> **Exercise instructions**
Starting at the first line of the listing below, repeat each line exactly until the line containing "215, 210, 225];", which you include. Leave out pictures.

• • • • • • •

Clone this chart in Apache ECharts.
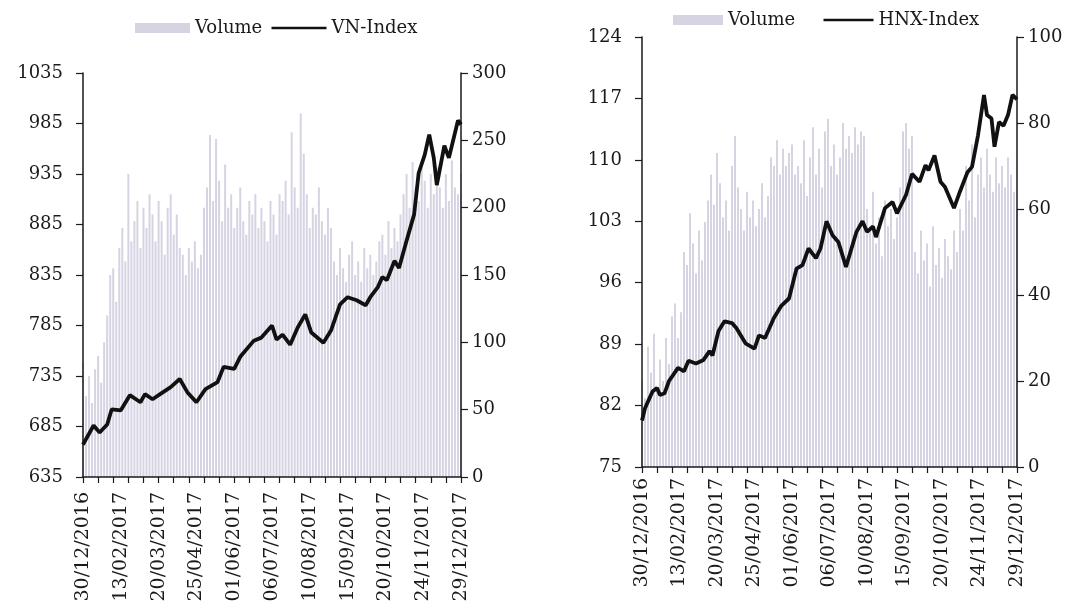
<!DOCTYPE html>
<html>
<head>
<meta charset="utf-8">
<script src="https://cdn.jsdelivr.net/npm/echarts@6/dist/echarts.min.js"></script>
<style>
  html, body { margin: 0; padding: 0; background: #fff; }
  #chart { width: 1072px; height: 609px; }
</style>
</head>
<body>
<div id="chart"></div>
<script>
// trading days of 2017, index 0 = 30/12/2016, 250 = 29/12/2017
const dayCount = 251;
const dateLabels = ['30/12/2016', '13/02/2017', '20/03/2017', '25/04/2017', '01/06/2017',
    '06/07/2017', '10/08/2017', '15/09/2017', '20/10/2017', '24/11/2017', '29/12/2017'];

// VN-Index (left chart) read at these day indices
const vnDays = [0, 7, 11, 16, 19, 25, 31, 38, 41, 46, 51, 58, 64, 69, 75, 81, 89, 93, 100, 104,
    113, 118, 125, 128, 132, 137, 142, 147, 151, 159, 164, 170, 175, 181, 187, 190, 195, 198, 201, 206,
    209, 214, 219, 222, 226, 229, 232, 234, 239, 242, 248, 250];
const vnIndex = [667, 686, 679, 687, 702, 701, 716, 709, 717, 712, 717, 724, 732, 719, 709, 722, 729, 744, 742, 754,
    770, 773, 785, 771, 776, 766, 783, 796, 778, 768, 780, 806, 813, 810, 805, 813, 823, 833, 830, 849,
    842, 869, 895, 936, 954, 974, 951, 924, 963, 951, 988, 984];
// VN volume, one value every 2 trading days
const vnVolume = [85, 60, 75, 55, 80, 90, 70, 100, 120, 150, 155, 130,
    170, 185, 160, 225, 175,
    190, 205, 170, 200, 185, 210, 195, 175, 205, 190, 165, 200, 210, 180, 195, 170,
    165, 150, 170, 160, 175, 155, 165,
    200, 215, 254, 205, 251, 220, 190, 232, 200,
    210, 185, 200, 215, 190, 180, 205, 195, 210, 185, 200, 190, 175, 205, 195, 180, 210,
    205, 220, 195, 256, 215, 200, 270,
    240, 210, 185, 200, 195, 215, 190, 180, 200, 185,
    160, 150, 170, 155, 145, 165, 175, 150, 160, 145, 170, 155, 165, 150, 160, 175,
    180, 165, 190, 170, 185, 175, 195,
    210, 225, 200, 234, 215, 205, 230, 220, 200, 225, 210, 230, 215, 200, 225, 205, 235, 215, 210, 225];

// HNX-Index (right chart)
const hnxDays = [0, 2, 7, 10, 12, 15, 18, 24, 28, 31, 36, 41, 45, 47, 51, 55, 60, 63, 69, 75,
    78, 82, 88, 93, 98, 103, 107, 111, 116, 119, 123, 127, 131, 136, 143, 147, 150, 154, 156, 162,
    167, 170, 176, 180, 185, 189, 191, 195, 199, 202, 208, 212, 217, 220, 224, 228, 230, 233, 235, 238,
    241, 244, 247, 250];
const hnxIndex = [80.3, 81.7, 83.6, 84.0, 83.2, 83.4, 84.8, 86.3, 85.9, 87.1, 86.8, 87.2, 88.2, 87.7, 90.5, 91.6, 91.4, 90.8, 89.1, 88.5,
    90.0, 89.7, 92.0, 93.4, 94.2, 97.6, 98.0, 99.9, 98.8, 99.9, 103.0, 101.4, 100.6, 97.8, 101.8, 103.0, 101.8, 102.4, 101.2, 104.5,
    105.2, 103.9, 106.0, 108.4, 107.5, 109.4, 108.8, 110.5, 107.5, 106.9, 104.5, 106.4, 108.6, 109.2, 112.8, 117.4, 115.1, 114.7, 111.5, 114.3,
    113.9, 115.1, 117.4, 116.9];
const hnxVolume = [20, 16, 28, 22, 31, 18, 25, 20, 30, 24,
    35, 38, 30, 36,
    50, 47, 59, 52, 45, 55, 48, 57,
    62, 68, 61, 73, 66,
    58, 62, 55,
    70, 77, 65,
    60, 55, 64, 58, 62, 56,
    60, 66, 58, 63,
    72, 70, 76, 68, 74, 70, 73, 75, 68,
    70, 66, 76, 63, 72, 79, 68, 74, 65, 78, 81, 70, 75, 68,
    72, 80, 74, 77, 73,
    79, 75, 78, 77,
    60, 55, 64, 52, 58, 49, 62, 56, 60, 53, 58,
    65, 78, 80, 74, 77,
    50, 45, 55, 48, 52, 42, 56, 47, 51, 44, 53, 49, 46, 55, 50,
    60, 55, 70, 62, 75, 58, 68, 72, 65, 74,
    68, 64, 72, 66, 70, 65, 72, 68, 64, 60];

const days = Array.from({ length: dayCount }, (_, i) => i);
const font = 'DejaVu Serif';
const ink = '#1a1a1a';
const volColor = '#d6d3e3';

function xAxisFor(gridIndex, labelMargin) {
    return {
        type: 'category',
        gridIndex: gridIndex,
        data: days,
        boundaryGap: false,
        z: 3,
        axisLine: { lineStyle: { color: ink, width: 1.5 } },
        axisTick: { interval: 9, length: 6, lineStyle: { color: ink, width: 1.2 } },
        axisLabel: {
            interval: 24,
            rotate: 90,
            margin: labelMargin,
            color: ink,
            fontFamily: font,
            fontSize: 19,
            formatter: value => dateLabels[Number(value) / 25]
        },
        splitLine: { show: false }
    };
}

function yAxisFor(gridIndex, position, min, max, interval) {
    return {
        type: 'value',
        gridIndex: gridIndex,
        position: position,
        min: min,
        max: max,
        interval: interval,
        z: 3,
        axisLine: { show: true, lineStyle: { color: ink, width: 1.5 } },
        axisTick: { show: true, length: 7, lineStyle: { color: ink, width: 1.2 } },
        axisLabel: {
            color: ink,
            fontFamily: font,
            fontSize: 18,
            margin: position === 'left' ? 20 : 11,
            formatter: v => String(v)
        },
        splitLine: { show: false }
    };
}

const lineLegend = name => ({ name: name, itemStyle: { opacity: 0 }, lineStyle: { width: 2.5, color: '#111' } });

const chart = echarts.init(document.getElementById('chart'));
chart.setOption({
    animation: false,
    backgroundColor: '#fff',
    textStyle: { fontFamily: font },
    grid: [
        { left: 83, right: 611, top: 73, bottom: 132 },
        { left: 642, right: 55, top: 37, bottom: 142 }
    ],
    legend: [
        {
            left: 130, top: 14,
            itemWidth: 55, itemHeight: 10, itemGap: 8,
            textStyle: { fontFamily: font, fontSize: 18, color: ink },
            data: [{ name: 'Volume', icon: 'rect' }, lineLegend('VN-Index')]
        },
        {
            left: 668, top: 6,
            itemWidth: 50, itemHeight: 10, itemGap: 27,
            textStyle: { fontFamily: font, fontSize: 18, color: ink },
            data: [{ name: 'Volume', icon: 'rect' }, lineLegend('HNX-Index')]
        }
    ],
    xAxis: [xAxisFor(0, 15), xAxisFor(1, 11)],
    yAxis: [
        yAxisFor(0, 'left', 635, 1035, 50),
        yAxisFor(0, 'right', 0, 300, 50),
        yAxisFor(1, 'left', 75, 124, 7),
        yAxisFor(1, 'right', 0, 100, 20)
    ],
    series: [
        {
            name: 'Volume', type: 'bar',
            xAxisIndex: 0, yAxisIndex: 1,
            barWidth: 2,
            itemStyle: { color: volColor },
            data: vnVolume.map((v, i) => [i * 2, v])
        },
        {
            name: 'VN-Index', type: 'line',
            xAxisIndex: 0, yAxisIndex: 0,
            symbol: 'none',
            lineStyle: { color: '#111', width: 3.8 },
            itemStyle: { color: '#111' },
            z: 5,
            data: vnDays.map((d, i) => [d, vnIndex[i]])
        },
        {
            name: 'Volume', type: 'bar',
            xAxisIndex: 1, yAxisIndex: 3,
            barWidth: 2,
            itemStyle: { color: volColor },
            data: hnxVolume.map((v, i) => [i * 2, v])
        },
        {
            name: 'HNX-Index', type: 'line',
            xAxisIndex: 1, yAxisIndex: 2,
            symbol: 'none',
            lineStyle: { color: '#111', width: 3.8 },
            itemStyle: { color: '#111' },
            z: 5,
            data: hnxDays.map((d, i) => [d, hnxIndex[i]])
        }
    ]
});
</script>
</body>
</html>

• • • • • • •

> **Worked solution**
Clone this chart in Apache ECharts.
<!DOCTYPE html>
<html>
<head>
<meta charset="utf-8">
<script src="https://cdn.jsdelivr.net/npm/echarts@6/dist/echarts.min.js"></script>
<style>
  html, body { margin: 0; padding: 0; background: #fff; }
  #chart { width: 1072px; height: 609px; }
</style>
</head>
<body>
<div id="chart"></div>
<script>
// trading days of 2017, index 0 = 30/12/2016, 250 = 29/12/2017
const dayCount = 251;
const dateLabels = ['30/12/2016', '13/02/2017', '20/03/2017', '25/04/2017', '01/06/2017',
    '06/07/2017', '10/08/2017', '15/09/2017', '20/10/2017', '24/11/2017', '29/12/2017'];

// VN-Index (left chart) read at these day indices
const vnDays = [0, 7, 11, 16, 19, 25, 31, 38, 41, 46, 51, 58, 64, 69, 75, 81, 89, 93, 100, 104,
    113, 118, 125, 128, 132, 137, 142, 147, 151, 159, 164, 170, 175, 181, 187, 190, 195, 198, 201, 206,
    209, 214, 219, 222, 226, 229, 232, 234, 239, 242, 248, 250];
const vnIndex = [667, 686, 679, 687, 702, 701, 716, 709, 717, 712, 717, 724, 732, 719, 709, 722, 729, 744, 742, 754,
    770, 773, 785, 771, 776, 766, 783, 796, 778, 768, 780, 806, 813, 810, 805, 813, 823, 833, 830, 849,
    842, 869, 895, 936, 954, 974, 951, 924, 963, 951, 988, 984];
// VN volume, one value every 2 trading days
const vnVolume = [85, 60, 75, 55, 80, 90, 70, 100, 120, 150, 155, 130,
    170, 185, 160, 225, 175,
    190, 205, 170, 200, 185, 210, 195, 175, 205, 190, 165, 200, 210, 180, 195, 170,
    165, 150, 170, 160, 175, 155, 165,
    200, 215, 254, 205, 251, 220, 190, 232, 200,
    210, 185, 200, 215, 190, 180, 205, 195, 210, 185, 200, 190, 175, 205, 195, 180, 210,
    205, 220, 195, 256, 215, 200, 270,
    240, 210, 185, 200, 195, 215, 190, 180, 200, 185,
    160, 150, 170, 155, 145, 165, 175, 150, 160, 145, 170, 155, 165, 150, 160, 175,
    180, 165, 190, 170, 185, 175, 195,
    210, 225, 200, 234, 215, 205, 230, 220, 200, 225, 210, 230, 215, 200, 225, 205, 235, 215, 210, 225];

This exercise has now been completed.